For years, doctors have struggled to get some TB patients to take all their medication, which generally involves a six-month regimen of multiple drugs.
Now a student-led group at the Massachusetts Institute of Technology has developed a way to use cell phones to let patients test themselves. And if the tests show patients are following doctor's orders, they get rewarded with free minutes.
"We're piggybacking on one of the bigger rollouts of infrastucture out there, which is wireless technology and telecom technology," said Jose Gomez-Marquez, one of the project's leaders.
The system works like this: Patients test their urine using a strip that reveals a numeric code if it detects TB medicine. They then text message the code to their health care provider and get credit toward incentives such as free minutes.
The in-home tests also eliminate the need for health care workers to make several patient-monitoring visits a week, a routine that is often impractical in remote places, Gomez-Marquez said.
Mobile phones are good tools for the project because they are common in the developing world, where it's often cheaper to erect cell towers than miles of poles and wires, Gomez-Marquez said.
Dr. Mario Raviglione, director of a World Health Organization program to fight TB, called the MIT idea "creative." But he said personal visits must continue because systems that depend heavily on patient self-reporting have often failed.
"I would think it's a dangerous game to rely only on incentives," he said.
In 2006, the most recent year statistics are available, 9.2 million people worldwide were diagnosed with tuberculosis and 1.7 million died.
The disease can be cured with a steady regimen of drugs. But many patients start feeling better and stop taking the medicine too soon. Others abandon the drugs because of side effects such as nausea, fever and rashes.
If the drugs are taken only sporadically, the bacteria build up resistance. The WHO estimates that 5 to 10 percent of TB deaths are patients who stop taking medication properly.

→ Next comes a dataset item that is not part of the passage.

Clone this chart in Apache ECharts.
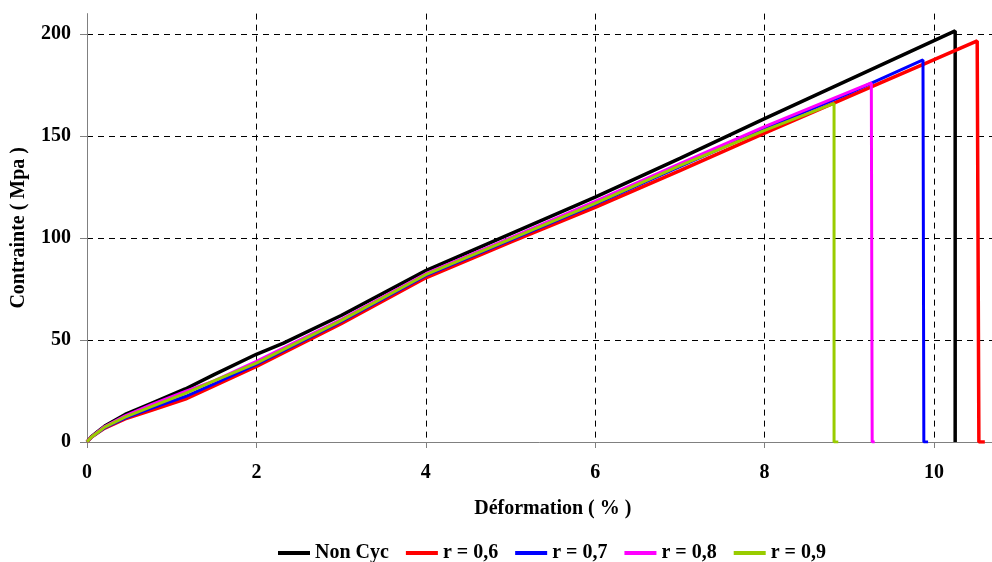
<!DOCTYPE html>
<html>
<head>
<meta charset="utf-8">
<script src="https://cdn.jsdelivr.net/npm/echarts@6/dist/echarts.min.js"></script>
<style>html,body{margin:0;padding:0;background:#fff}#c{width:992px;height:562px}</style>
</head>
<body>
<div id="c"></div>
<script>
const seriesNames = ['Non Cyc', 'r = 0,6', 'r = 0,7', 'r = 0,8', 'r = 0,9'];
const seriesColors = ['#000000', '#ff0000', '#0000ff', '#ff00ff', '#99cc00'];

const nonCycStrain = [0, 0.05, 0.13, 0.21, 0.45, 0.76, 1.16, 1.5, 2, 2.32, 3, 4, 5, 6, 7, 8, 9, 10.25, 10.25];
const nonCycStress = [0, 2.5, 5.2, 7.8, 13.5, 19, 26, 33, 43, 48.5, 62, 84, 102, 120, 139, 158.5, 177.6, 201.5, 0];

const r06Strain = [0, 0.05, 0.13, 0.21, 0.45, 0.76, 1.16, 1.5, 2, 3, 4, 5, 6, 7, 8, 9, 9.9, 10.51, 10.53, 10.6];
const r06Stress = [0, 2.3, 4.6, 6.8, 11.3, 15.5, 21, 27.5, 37, 58, 80.5, 98, 115, 133, 151.4, 169.4, 185.6, 196.6, 0, 0];

const r07Strain = [0, 0.05, 0.13, 0.21, 0.45, 0.76, 1.16, 1.5, 2, 3, 4, 5, 6, 7, 8, 9, 9.87, 9.88, 9.93];
const r07Stress = [0, 2.3, 4.7, 7, 11.7, 16.5, 22.3, 28.5, 38, 59, 81.5, 99, 116.5, 135, 153.5, 171, 187.3, 0, 0];

const r08Strain = [0, 0.05, 0.13, 0.21, 0.45, 0.76, 1.16, 1.5, 2, 3, 4, 5, 6, 7, 8, 9, 9.26, 9.27, 9.3];
const r08Stress = [0, 2.4, 5, 7.6, 12.8, 18.3, 24.8, 30, 39.5, 60, 82.5, 100, 118, 136.5, 154.6, 171.6, 176, 0, 0];

const r09Strain = [0, 0.05, 0.13, 0.21, 0.45, 0.76, 1.16, 1.5, 2, 3, 4, 5, 6, 7, 8, 8.82, 8.82, 8.87];
const r09Stress = [0, 2.3, 4.8, 7.3, 12.2, 17.3, 23.8, 30, 38.7, 59.5, 82, 99.5, 117, 135.5, 152.8, 166, 0, 0];

const xTicks = { min: 0, max: 11, interval: 2 };
const yTicks = { min: 0, max: 210, interval: 50 };

const strains = [nonCycStrain, r06Strain, r07Strain, r08Strain, r09Strain];
const stresses = [nonCycStress, r06Stress, r07Stress, r08Stress, r09Stress];
const widths = [3.5, 3.5, 3, 3, 3];

const font = 'Liberation Serif';
const chart = echarts.init(document.getElementById('c'));
chart.setOption({
  animation: false,
  backgroundColor: '#fff',
  grid: { left: 87, top: 13.6, bottom: 120, right: -26.7, containLabel: false, outerBoundsMode: 'none' },
  legend: {
    top: 538,
    left: 273,
    icon: 'rect',
    itemWidth: 32,
    itemHeight: 4,
    itemGap: 17,
    textStyle: { fontFamily: font, fontWeight: 'bold', fontSize: 20, color: '#000' },
    data: seriesNames
  },
  xAxis: {
    type: 'value',
    min: xTicks.min, max: xTicks.max, interval: xTicks.interval,
    name: 'Déformation ( % )',
    nameLocation: 'middle',
    nameGap: 57,
    nameTextStyle: { fontFamily: font, fontWeight: 'bold', fontSize: 20, color: '#000' },
    axisLine: { lineStyle: { color: '#808080', width: 1 } },
    axisTick: { show: true, inside: false, length: 6, lineStyle: { color: '#808080' } },
    axisLabel: { fontFamily: font, fontWeight: 'bold', fontSize: 20, color: '#000', margin: 21, showMaxLabel: false },
    splitLine: { show: true, showMinLine: false, showMaxLine: false, lineStyle: { color: '#000', type: [6, 5], width: 1 } }
  },
  yAxis: {
    type: 'value',
    min: yTicks.min, max: yTicks.max, interval: yTicks.interval,
    name: 'Contrainte ( Mpa )',
    nameLocation: 'middle',
    nameGap: 58,
    nameRotate: 90,
    nameTextStyle: { fontFamily: font, fontWeight: 'bold', fontSize: 20, color: '#000' },
    axisLine: { show: true, lineStyle: { color: '#808080', width: 1 } },
    axisTick: { show: true, inside: false, length: 7, lineStyle: { color: '#808080' } },
    axisLabel: { fontFamily: font, fontWeight: 'bold', fontSize: 20, color: '#000', margin: 16, showMaxLabel: false },
    splitLine: { show: true, showMinLine: false, showMaxLine: false, lineStyle: { color: '#000', type: [6, 5], width: 1 } }
  },
  series: seriesNames.map((n, i) => ({
    name: n,
    type: 'line',
    showSymbol: false,
    symbol: 'none',
    color: seriesColors[i],
    lineStyle: { color: seriesColors[i], width: widths[i] },
    emphasis: { disabled: true },
    data: strains[i].map((x, k) => [x, stresses[i][k]])
  }))
});
</script>
</body>
</html>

The MIT group — which originally included five students — took on the TB problem in 2007 as part of the university's annual "IDEAS competition," which challenges participants to solve various world problems.
Under the TB treatment system used by the WHO, the relationship between the patient and health care worker can get adversarial, said Elizabeth Leshen, an MIT junior working on the project.
"We wanted to do something that takes the health care worker out of the supervisory role and puts him or her back into the patient care role," she said.
Cell minutes were chosen as an incentive because patients want them and phone companies are willing to give them out, said Gomez-Marquez, who added that other incentives and reporting methods can be tailored to different regions.
A small study of 20 patients in Nicaragua last year indicated the MIT system could work, and a larger study in Pakistan is planned for this summer. The team is trying to raise the $200,000 for a full-scale clinical trial.
The WHO's Raviglione said the MIT group's program could be an asset, particularly in developed countries, where people are more familiar with technology. But he said it must be combined with regular visits from health care workers or community leaders who can ensure patients take their medicine.
Before personal visits became routine in the 1990s, death rates from tuberculosis were estimated at 40 to 50 percent, according to the WHO. After officials began making visits as part of a broad strategy to fight TB, that figure dropped to 15 percent.
"Human contact is essential for people who have to take drugs for a long time," Raviglione said.